Secondary cardiomyopathies might not be caused by environmental factors after all, after a massive four-biobank study found that their development is a lot more dependent on which combination of genetic risks you already have.
- Secondary cardiomyopathies including peripartum (PPCM), alcohol-induced (ACM), and cancer therapy-related (CCM) have traditionally been viewed as caused by environmental conditions.
- While rare single gene mutations linked to dilated cardiomyopathy (DCM) were known to be higher in these populations, the role of mult-gene expression was unclear until now.

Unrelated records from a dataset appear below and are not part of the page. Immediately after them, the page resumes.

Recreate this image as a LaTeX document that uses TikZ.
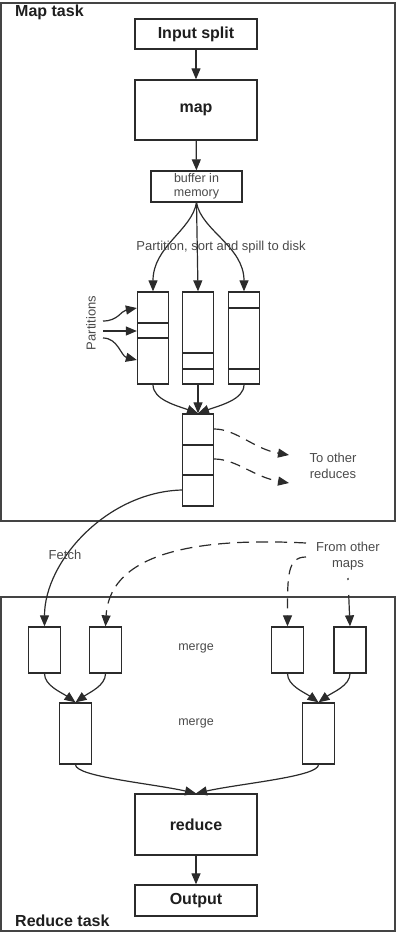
\documentclass[tikz,border=0pt]{standalone}
\usepackage{fontspec}
\setmainfont{Liberation Sans}
\usepackage{tikz}
\usetikzlibrary{arrows.meta,positioning}
\definecolor{flowline}{HTML}{2B2B2B}
\definecolor{frameline}{HTML}{444444}
\definecolor{headtext}{HTML}{1E1E1E}
\definecolor{notetext}{HTML}{4A4A4A}

\tikzset{
  stagebox/.style={draw=flowline, line width=1.3pt, fill=white, inner sep=0pt,
    font=\bfseries\fontsize{16}{18}\selectfont, text=headtext},
  spillbox/.style={draw=flowline, line width=1.3pt, fill=white, inner sep=0pt,
    minimum width=31pt, minimum height=92pt},
  fetchbox/.style={draw=flowline, line width=1.3pt, fill=white, inner sep=0pt,
    minimum width=32pt, minimum height=46pt},
  taskframe/.style={draw=frameline, line width=1.6pt, inner sep=0pt},
  tasklabel/.style={font=\bfseries\fontsize{16}{18}\selectfont, text=headtext, inner sep=0pt},
  note/.style={font=\fontsize{13}{16}\selectfont, text=notetext, inner sep=0pt, align=center},
  flow/.style={draw=flowline, line width=1.2pt, -{Triangle[length=11pt,width=9pt]}},
  remote/.style={flow, dash pattern=on 10pt off 7pt}
}

\begin{document}
\begin{tikzpicture}[x=1pt, y=-1pt]
  \useasboundingbox (0,0) rectangle (405,944);

  % Task frames
  \node[taskframe, minimum width=394pt, minimum height=518pt] (maptask) at (198,262) {};
  \node[taskframe, minimum width=394pt, minimum height=334pt] (reducetask) at (198,764) {};
  \node[tasklabel, anchor=north west] (maplabel) at (15,5) {Map task};
  \node[tasklabel, anchor=base west] (reducelabel) at (15,926) {Reduce task};

  % Map side
  \node[stagebox, minimum width=122pt, minimum height=30pt] (split) at (196,34) {Input split};
  \node[stagebox, minimum width=122pt, minimum height=60pt] (map) at (196,110) {map};
  \node[stagebox, minimum width=91pt, minimum height=31pt, font=\fontsize{12.5}{14}\selectfont,
    text=notetext, align=center] (buffer) at (196.5,186.5) {buffer in\\memory};
  \draw[flow] (split) -- (map);
  \draw[flow] (map) -- (buffer);

  % Spill files
  \node[spillbox] (spillA) at (153,338) {};
  \node[spillbox] (spillB) at (198,338) {};
  \node[spillbox] (spillC) at (244,338) {};
  \draw[flowline, line width=1.3pt] (spillA.west |- 0,323) -- (spillA.east |- 0,323);
  \draw[flowline, line width=1.3pt] (spillA.west |- 0,338) -- (spillA.east |- 0,338);
  \draw[flowline, line width=1.3pt] (spillB.west |- 0,353) -- (spillB.east |- 0,353);
  \draw[flowline, line width=1.3pt] (spillB.west |- 0,369) -- (spillB.east |- 0,369);
  \draw[flowline, line width=1.3pt] (spillC.west |- 0,308) -- (spillC.east |- 0,308);
  \draw[flowline, line width=1.3pt] (spillC.west |- 0,369) -- (spillC.east |- 0,369);

  \draw[flow] (buffer.south) .. controls +(-5,28) and +(0,-45) .. (spillA.north);
  \draw[flow] (buffer.south) -- (spillB.north);
  \draw[flow] (buffer.south) .. controls +(5,28) and +(0,-45) .. (spillC.north);
  \node[note] (spilltext) at (221,247) {Partition, sort and spill to disk};

  % Partitions
  \node[note, rotate=90] (partlabel) at (91,323) {Partitions};
  \coordinate (partA) at (103,321);
  \coordinate (partB) at (103,331);
  \coordinate (partC) at (103,338);
  \draw[flow] (partA) .. controls +(15,0) and +(-16,3) .. ([yshift=30pt]spillA.west);
  \draw[flow] (partB) -- ([yshift=7pt]spillA.west);
  \draw[flow] (partC) .. controls +(15,0) and +(-16,-4) .. ([yshift=-22pt]spillA.west);

  % Merged map output
  \node[spillbox] (merged) at (198,460) {};
  \draw[flowline, line width=1.3pt] (merged.west |- 0,445) -- (merged.east |- 0,445);
  \draw[flowline, line width=1.3pt] (merged.west |- 0,475) -- (merged.east |- 0,475);
  \draw[flow] (spillA.south) .. controls +(0,15) and +(-22,-8) .. (merged.north);
  \draw[flow] (spillB.south) -- (merged.north);
  \draw[flow] (spillC.south) .. controls +(0,15) and +(22,-8) .. (merged.north);

  % To other reduces
  \coordinate (otherA) at (289,455);
  \coordinate (otherB) at (289,483);
  \draw[remote] ([yshift=31pt]merged.east) .. controls +(22,0) and +(-35,-6) .. (otherA);
  \draw[remote] ([yshift=1pt]merged.east) .. controls +(22,0) and +(-35,-6) .. (otherB);
  \node[note] (othertext) at (333,465.5) {To other\\reduces};

  % Reduce side
  \node[fetchbox] (copyA) at (44.5,650) {};
  \node[fetchbox] (copyB) at (105.5,650) {};
  \node[fetchbox] (copyC) at (287.5,650) {};
  \node[fetchbox] (copyD) at (350,650) {};
  \node[fetchbox, minimum height=61pt] (runL) at (75.5,733.5) {};
  \node[fetchbox, minimum height=61pt] (runR) at (318.5,733.5) {};
  \node[stagebox, minimum width=122pt, minimum height=61pt] (reduce) at (196,824.5) {reduce};
  \node[stagebox, minimum width=122pt, minimum height=31pt] (output) at (196,900.5) {Output};
  \node[note, font=\fontsize{12.5}{15}\selectfont] (mergeA) at (196,648) {merge};
  \node[note, font=\fontsize{12.5}{15}\selectfont] (mergeB) at (196,723) {merge};

  % Fetch
  \draw[flow] ([yshift=-30pt]merged.west) .. controls +(-75,2) and +(0,-65) .. (copyA.north);
  \node[note] (fetchtext) at (65,555) {Fetch};

  % From other maps
  \coordinate (remoteA) at (306,543);
  \coordinate (remoteB) at (306,557);
  \coordinate (remoteC) at (348,578);
  \draw[remote, dash pattern=on 12pt off 7pt] (remoteA) .. controls (210,538) and (110,548) .. (copyB.north);
  \draw[remote] (remoteB) .. controls +(-19,0) and +(0,-50) .. (copyC.north);
  \draw[remote, dash pattern=on 2pt off 15pt on 40pt] (remoteC) -- (copyD.north);
  \node[note] (remotetext) at (348,556.5) {From other\\maps};

  % Merge passes
  \draw[flow] (copyA.south) .. controls +(0,12) and +(-14,-10) .. (runL.north);
  \draw[flow] (copyB.south) .. controls +(0,12) and +(14,-10) .. (runL.north);
  \draw[flow] (copyC.south) .. controls +(0,12) and +(-14,-10) .. (runR.north);
  \draw[flow] (copyD.south) .. controls +(0,12) and +(14,-10) .. (runR.north);
  \draw[flow] (runL.south) .. controls +(0,12) and +(-45,-10) .. (reduce.north);
  \draw[flow] (runR.south) .. controls +(0,12) and +(45,-10) .. (reduce.north);
  \draw[flow] (reduce) -- (output);
\end{tikzpicture}
\end{document}
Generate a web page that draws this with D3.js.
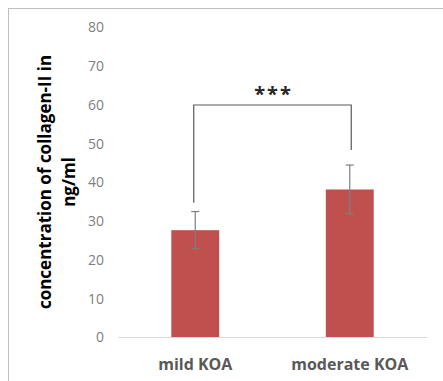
<!DOCTYPE html>
<html>
<head>
<meta charset="utf-8">
<script src="https://d3js.org/d3.v7.min.js"></script>
<style>
  body { margin: 0; background: #fff; }
  svg text { font-family: "Open Sans", "Liberation Sans", sans-serif; }
</style>
</head>
<body>
<script>
// chart values
var categories = ["mild KOA", "moderate KOA"];
var means = [27.7, 38.2];
var errors = [4.8, 6.3];
var yTicks = [0, 10, 20, 30, 40, 50, 60, 70, 80];
var bracketTop = 60;
var bracketEnds = [34.8, 48.4];
var starText = "***";
var titleLines = ["concentration of collagen-II in", "ng/ml"];

var width = 443, height = 381;
var margin = {left: 118, right: 16, top: 27.5, bottom: 43.5};

var svg = d3.select("body").append("svg")
    .attr("width", width)
    .attr("height", height);

// outer frame
svg.append("rect")
    .attr("x", 8.5).attr("y", 8.5)
    .attr("width", width + 10).attr("height", height + 10)
    .attr("fill", "none")
    .attr("stroke", "#bfbfbf");

var x = d3.scaleBand()
    .domain(categories)
    .range([margin.left, width - margin.right])
    .paddingInner(0.69)
    .paddingOuter(0.345);

var y = d3.scaleLinear()
    .domain([0, 80])
    .range([height - margin.bottom, margin.top]);

// y tick labels
var yAxis = svg.append("g")
    .attr("transform", "translate(" + 104 + ",0)")
    .call(d3.axisLeft(y).tickValues(yTicks).tickSize(0).tickPadding(0));
yAxis.select(".domain").remove();
yAxis.selectAll("text")
    .attr("fill", "#808080")
    .style("font-size", "14px");

// bars
svg.selectAll("rect.bar")
    .data(categories)
    .enter().append("rect")
    .attr("class", "bar")
    .attr("x", function(d) { return x(d); })
    .attr("width", x.bandwidth())
    .attr("y", function(d, i) { return y(means[i]); })
    .attr("height", function(d, i) { return y(0) - y(means[i]); })
    .attr("fill", "#c0504d");

// baseline
svg.append("line")
    .attr("x1", margin.left).attr("x2", width - margin.right)
    .attr("y1", y(0)).attr("y2", y(0))
    .attr("stroke", "#d9d9d9");

// error bars
var eb = svg.selectAll("g.err")
    .data(categories)
    .enter().append("g")
    .attr("class", "err")
    .attr("stroke", "#7f7f7f")
    .attr("stroke-width", 1.2);
eb.append("line")
    .attr("x1", function(d) { return x(d) + x.bandwidth() / 2; })
    .attr("x2", function(d) { return x(d) + x.bandwidth() / 2; })
    .attr("y1", function(d, i) { return y(means[i] + errors[i]); })
    .attr("y2", function(d, i) { return y(means[i] - errors[i]); });
[1, -1].forEach(function(s) {
  eb.append("line")
    .attr("x1", function(d) { return x(d) + x.bandwidth() / 2 - 4; })
    .attr("x2", function(d) { return x(d) + x.bandwidth() / 2 + 4; })
    .attr("y1", function(d, i) { return y(means[i] + s * errors[i]); })
    .attr("y2", function(d, i) { return y(means[i] + s * errors[i]); });
});

// significance bracket
var bx1 = x(categories[0]) + x.bandwidth() / 2 - 1.5;
var bx2 = x(categories[1]) + x.bandwidth() / 2 + 1.5;
svg.append("path")
    .attr("d", "M" + bx1 + "," + y(bracketEnds[0]) +
               "V" + y(bracketTop) + "H" + bx2 + "V" + y(bracketEnds[1]))
    .attr("fill", "none")
    .attr("stroke", "#595959")
    .attr("stroke-width", 1.2);
svg.append("text")
    .attr("x", (bx1 + bx2) / 2 + 1)
    .attr("y", y(bracketTop) - 4)
    .attr("text-anchor", "middle")
    .style("font-size", "20px")
    .style("font-weight", "bold")
    .style("letter-spacing", "2px")
    .attr("fill", "#262626")
    .text(starText);

// x labels
svg.selectAll("text.xlab")
    .data(categories)
    .enter().append("text")
    .attr("class", "xlab")
    .attr("x", function(d) { return x(d) + x.bandwidth() / 2; })
    .attr("y", 370)
    .attr("text-anchor", "middle")
    .attr("fill", "#595959")
    .style("font-size", "16px")
    .style("font-weight", "bold")
    .text(function(d) { return d; });

// y title
var title = svg.append("text")
    .attr("transform", "translate(51,182) rotate(-90)")
    .attr("text-anchor", "middle")
    .attr("fill", "#000")
    .style("font-size", "17px")
    .style("font-weight", "bold");
title.selectAll("tspan")
    .data(titleLines)
    .enter().append("tspan")
    .attr("x", 0)
    .attr("dy", function(d, i) { return i === 0 ? 0 : 24; })
    .text(function(d) { return d; });
</script>
</body>
</html>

The multi-biobank genetic analysis examined nearly 1.3M individuals identifying 3.4k people with secondary cardiomyopathies (70 PPCM, 2,281 ACM, 1,063 CCM). Upon looking at the combination of genes these patients had, researchers found some stunning gene architectures.
- People with the combination of genes that lead to DCM were also at far greater risk for all secondary cardiomyopathy types: PPCM (OR: 1.82 per SD), ACM (OR: 1.56), and CCM (OR: 1.64).
- In medically reviewed cases, monogenic variants were present in only 7 of 113 individuals, while 66 had high polygenic scores making them 3x more likely to develop CM.
- Most people with cardiomyopathy didn’t have prior risk factors, suggesting genetics rather than environmental exposure drives disease development.
- Researchers also found that while some people developed cardiomyopathy due to a single genetic mutation, far more developed CM due to multi-gene mutations.
Even with well-established environmental triggers like pregnancy, alcohol, and chemotherapy, the genetic data suggests these exposures act as magnifiers in people who are already genetically susceptible rather than primary causes.
- The shared genetic architecture between secondary cardiomyopathies and DCM implies these conditions may represent the same underlying disease process triggered by distinct environmental stressors.
- This reframes “secondary” cardiomyopathies as primarily genetic conditions with environmental magnifiers, rather than environmental conditions with genetic contributions.
The Takeaway
This landmark genetic study fundamentally challenges how we understand secondary cardiomyopathies, revealing that most cases reflect underlying genetic predisposition triggered by environmental factors rather than direct environmental causes. Future prevention strategies should focus on population-level genetic screening to identify at-risk individuals, potentially preventing thousands of cases currently classified as unavoidable environmental complications.